_WHAT IS ASKED_: Write out exactly, please, every line from the beginning of the entries to the line holding "plt.rcParams['mathtext.it'] = 'Liberation", and no pictures.

_LISTING_:
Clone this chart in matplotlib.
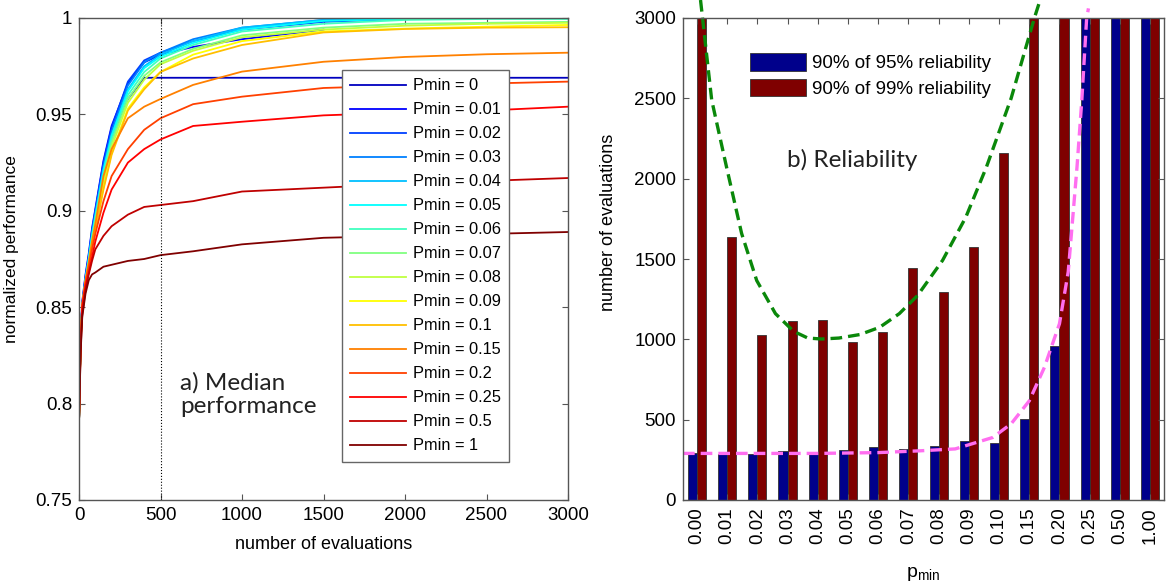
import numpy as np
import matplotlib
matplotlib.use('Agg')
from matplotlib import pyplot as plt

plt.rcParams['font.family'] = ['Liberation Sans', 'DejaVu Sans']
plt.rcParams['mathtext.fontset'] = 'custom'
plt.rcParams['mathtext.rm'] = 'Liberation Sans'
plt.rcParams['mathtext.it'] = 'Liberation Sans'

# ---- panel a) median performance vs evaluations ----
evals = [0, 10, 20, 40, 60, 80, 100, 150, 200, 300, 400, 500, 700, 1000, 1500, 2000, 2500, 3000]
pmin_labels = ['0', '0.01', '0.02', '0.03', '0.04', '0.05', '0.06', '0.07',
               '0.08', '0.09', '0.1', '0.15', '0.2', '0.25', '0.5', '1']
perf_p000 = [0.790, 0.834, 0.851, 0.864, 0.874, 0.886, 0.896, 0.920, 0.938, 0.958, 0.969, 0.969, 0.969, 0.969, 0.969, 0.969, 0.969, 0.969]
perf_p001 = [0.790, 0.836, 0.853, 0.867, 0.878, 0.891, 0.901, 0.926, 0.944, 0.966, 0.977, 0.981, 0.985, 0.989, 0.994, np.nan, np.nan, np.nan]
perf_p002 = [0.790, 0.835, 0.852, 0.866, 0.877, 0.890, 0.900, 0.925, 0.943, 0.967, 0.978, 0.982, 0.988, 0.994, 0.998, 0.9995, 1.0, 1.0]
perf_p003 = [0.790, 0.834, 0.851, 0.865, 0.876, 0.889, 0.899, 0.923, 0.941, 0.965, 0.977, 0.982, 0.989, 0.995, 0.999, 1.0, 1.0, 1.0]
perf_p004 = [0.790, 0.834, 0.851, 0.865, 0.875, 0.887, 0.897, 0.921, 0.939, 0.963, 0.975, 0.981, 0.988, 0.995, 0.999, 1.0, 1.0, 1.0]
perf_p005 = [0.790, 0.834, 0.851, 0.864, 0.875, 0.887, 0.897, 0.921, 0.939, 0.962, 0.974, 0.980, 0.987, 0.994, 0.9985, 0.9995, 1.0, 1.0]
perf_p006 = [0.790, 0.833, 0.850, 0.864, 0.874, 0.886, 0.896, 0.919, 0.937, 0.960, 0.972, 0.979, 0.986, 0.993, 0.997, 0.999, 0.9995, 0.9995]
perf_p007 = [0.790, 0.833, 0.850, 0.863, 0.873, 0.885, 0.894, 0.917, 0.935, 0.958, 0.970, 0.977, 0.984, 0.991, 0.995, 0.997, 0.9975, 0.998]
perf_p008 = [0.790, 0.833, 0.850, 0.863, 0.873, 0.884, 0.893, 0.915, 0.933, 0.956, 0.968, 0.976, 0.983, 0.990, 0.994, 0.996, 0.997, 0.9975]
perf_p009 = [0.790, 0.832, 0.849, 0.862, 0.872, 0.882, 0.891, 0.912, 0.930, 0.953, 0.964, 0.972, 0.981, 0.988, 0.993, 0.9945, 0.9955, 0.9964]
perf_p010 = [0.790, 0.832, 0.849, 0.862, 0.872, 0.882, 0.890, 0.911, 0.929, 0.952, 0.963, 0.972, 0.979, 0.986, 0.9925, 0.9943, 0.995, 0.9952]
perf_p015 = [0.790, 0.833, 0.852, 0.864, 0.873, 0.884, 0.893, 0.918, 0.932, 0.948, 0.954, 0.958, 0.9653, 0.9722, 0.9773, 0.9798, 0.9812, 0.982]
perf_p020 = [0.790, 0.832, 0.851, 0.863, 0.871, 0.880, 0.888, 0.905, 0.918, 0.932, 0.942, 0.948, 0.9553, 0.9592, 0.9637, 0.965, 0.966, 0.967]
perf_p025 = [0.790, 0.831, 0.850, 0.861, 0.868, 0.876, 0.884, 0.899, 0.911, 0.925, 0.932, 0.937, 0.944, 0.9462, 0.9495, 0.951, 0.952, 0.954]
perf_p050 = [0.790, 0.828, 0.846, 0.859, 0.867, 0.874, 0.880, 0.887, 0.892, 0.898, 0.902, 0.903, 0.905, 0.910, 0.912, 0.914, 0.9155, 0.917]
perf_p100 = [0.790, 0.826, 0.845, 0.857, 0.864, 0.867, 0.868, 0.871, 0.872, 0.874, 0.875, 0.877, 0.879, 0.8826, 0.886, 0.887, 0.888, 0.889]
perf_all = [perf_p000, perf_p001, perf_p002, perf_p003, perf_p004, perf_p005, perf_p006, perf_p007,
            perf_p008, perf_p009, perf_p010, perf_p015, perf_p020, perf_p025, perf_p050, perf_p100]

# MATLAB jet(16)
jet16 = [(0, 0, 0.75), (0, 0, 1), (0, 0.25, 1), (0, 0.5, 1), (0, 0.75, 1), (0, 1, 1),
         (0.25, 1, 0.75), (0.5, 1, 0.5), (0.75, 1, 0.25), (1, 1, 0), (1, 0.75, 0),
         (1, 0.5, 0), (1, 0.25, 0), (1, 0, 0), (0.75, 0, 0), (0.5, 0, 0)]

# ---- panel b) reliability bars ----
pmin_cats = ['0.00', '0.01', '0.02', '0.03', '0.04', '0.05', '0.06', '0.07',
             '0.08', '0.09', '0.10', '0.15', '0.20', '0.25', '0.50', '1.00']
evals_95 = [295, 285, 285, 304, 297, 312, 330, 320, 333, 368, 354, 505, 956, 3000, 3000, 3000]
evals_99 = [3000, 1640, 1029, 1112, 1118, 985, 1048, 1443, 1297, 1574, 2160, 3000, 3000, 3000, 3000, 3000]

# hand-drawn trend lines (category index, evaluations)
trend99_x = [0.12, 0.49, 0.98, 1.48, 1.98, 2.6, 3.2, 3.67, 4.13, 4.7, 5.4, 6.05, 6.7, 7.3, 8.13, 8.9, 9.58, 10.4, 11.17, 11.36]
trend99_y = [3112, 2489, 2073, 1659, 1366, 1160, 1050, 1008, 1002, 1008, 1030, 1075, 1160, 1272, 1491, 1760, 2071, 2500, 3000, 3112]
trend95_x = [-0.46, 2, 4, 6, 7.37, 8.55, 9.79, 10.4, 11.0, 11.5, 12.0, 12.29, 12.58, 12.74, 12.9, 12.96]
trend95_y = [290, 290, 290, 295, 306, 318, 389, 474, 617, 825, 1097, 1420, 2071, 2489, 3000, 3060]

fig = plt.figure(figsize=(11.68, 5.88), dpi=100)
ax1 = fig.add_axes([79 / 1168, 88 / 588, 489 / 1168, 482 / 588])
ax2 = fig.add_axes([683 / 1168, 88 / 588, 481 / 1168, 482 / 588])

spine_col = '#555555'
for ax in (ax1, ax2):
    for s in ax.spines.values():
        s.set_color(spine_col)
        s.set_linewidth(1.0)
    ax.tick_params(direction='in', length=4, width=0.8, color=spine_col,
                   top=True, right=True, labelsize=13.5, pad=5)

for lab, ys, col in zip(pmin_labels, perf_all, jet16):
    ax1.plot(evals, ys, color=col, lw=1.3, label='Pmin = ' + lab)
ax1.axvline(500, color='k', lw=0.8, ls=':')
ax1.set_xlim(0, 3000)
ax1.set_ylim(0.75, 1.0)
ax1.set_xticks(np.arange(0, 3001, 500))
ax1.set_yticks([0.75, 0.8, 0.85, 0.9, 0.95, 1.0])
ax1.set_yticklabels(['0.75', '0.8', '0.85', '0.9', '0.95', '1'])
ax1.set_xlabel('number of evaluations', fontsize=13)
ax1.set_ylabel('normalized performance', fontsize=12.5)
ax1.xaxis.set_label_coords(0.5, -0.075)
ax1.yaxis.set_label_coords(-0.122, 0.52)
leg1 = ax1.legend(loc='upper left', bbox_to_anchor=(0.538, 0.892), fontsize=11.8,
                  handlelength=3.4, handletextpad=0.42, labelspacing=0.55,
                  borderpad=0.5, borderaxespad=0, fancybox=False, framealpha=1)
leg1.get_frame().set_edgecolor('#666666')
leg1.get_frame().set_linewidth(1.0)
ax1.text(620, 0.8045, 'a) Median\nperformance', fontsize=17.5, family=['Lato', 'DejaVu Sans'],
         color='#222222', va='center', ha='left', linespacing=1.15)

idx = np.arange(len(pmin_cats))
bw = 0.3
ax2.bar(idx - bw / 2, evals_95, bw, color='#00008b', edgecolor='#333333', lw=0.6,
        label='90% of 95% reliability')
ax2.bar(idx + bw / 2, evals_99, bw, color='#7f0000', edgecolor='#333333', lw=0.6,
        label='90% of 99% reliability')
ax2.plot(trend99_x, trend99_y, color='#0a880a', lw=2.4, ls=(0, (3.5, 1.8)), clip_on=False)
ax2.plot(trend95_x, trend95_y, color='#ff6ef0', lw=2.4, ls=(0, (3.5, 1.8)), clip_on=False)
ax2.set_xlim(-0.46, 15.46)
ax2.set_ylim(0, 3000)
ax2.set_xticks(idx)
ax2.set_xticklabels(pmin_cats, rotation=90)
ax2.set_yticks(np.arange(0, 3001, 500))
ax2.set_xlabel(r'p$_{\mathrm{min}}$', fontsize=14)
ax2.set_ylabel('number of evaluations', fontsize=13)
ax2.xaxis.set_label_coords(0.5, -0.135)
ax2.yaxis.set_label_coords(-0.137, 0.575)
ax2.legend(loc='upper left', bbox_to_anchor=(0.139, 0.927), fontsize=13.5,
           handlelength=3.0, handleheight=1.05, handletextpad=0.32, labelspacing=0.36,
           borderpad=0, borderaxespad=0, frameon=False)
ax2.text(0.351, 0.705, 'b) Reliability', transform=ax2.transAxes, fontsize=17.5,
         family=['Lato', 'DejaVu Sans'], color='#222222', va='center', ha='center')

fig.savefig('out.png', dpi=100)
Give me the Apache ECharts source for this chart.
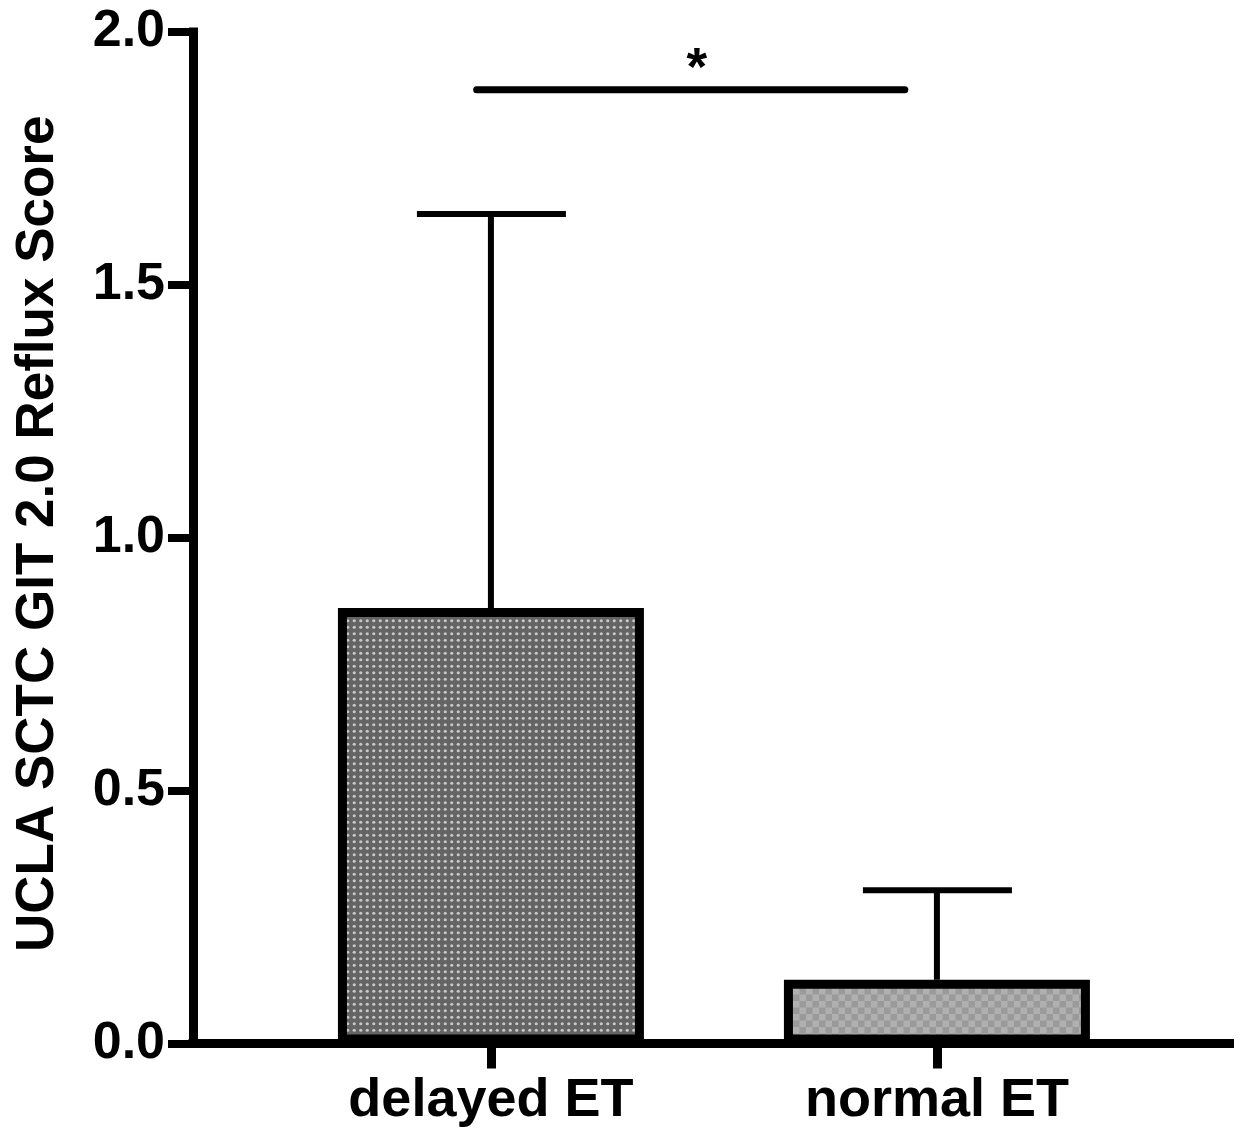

_RESPONSE BELOW_:
Clone this chart in matplotlib.
import numpy as np
import matplotlib
matplotlib.use('Agg')
from matplotlib import pyplot as plt

plt.rcParams['font.family'] = ['Liberation Sans', 'DejaVu Sans']
plt.rcParams['mathtext.fontset'] = 'custom'
plt.rcParams['mathtext.rm'] = 'Liberation Sans'
plt.rcParams['mathtext.it'] = 'Liberation Sans'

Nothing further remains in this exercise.